Although the Commission of 1878 acknowledged Barone di Gomerino as a valid title, it did not attempt to make a decision on these claims.
A lawsuit decided on the 9 January 1882 upheld Augusto’s claim to the title of Baron of Gomerino in the sense that it upheld a series of private nominations of the lands of Gomerino, stemming from the aforesaid Fabritio Testaferrata to Ercole Martino in 1744 down to Augusto Testaferrata Abela in 1861. In effect, the court considered the property as a fief, upheld the argument that a title could be willed away by a private testament and dismissed the 1737 investiture. As a result of this decision, Fabritio Testaferrata is noted as the 2nd Barone who succeeded in 1713, whilst Ercole Martino is regarded as the 3rd Barone who succeeded in 1744, without any reference to the 1737 investiture.

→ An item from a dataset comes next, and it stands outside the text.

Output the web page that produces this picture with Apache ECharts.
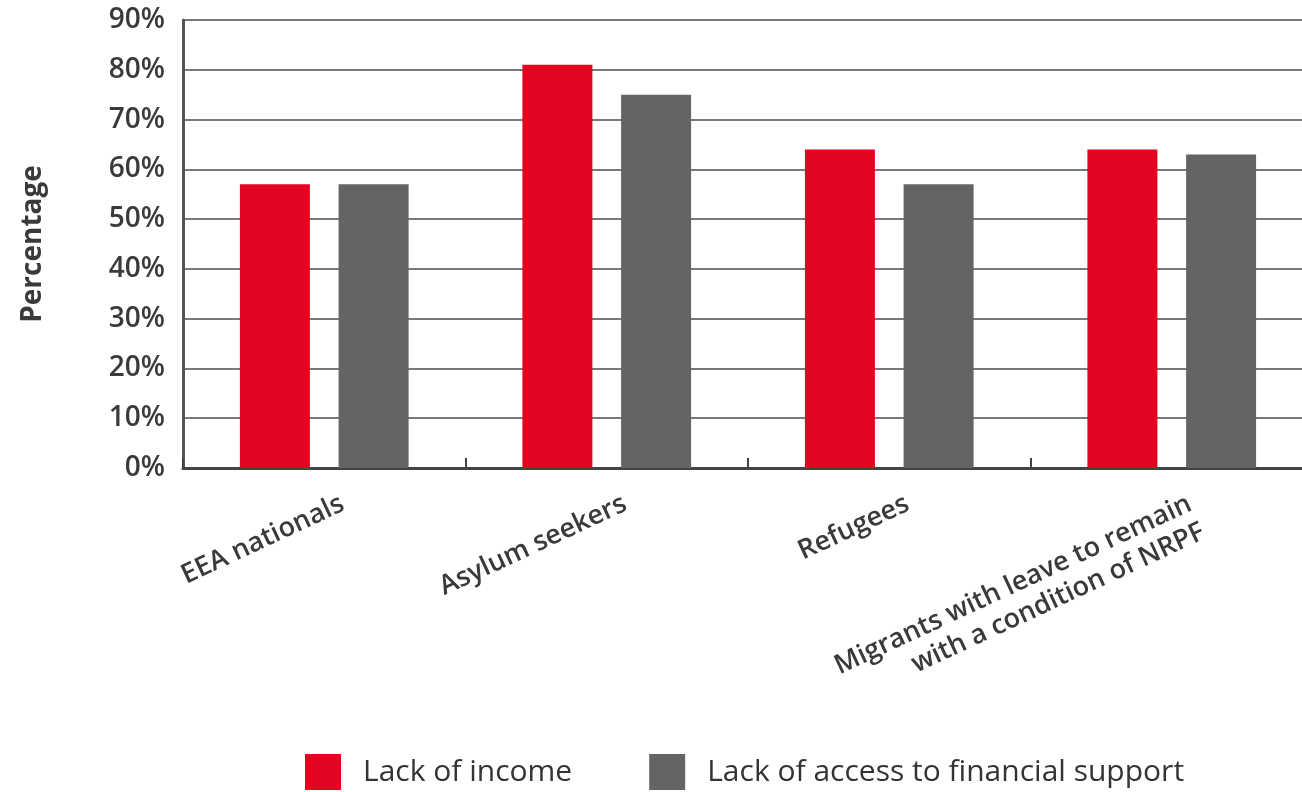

Giuseppe Testaferrata Abela Moroni’s son Pietro Paolo married Angela Testaferrata Viani. Her family was invested in the title of Barone della Tabria on the 22 October 1784. The male line of this union is still extant but their descendants have adopted the surname ‘Testaferrata Moroni Viani’ in preference to the more inconvenient ‘Testaferrata-Abela Moroni Testaferrata-Viani’.
Augusto Testaferrata Abela married Angelica Tagliaferro. The male line of this union is still extant and the descendants have retained the surname Testaferrata Abela.
In terms of the 1795 legislation, as lineal male-to-male descendants, all branches, and sub-branches, of the Testaferrata Cassia, Testaferrata Moroni Viani and Testaferrata Abela ranked equally, “in regulating the precedency among the Nobles of this our dominion, whether first-born or cadets indiscriminately”. An attempt to change this rule of precedence to favour the new counts and marquises was defeated by Lord Granville on the 19 May 1886 who ruled that in view of the considerable opposition and the small support which the proposal received, “I have to request that you will inform the Committee of Privileges that I am not prepared to reconsider the decision of Grand Master Rohan.”
On the 18 June 1884, the Committee of Privileges of the Maltese Nobility requested the British Secretary of State for the Colonies, for permission to allow each ‘titolato’ the use of the style and title of ‘The Most Noble’ explaining that “during the Government of the Order of St. John each and every Titolato in Malta was allowed the style and title of Most Noble or Most Illustrious”. At first this request was resisted by the British Authorities, not because the claim was misleading, but because British law allowed only Princes of the English Blood Royal use the title of “Most Illustrious”.
Not wanting to offend what was wrongly perceived as a Maltese custom, a compromise was reached and on the 23 February 1886, Lord Glanville instructed Governor Simmons that:- “I am also to desire you to give directions for the resuming the practice of according to the ‘Titolati’ in all public and official documents and in all communications from officers of the Government their customary titles of ‘Illustrissimo e Nobile’ or the ‘Most Noble’ as suggested in your despatch of the 7th of December, as there can be no good reason for withholding a courtesy the discontinuance of which has been felt to be a grievance.”
Therefore all the ‘titolati’ acknowledged by the British Administration became entitled to the style “The Most Noble”.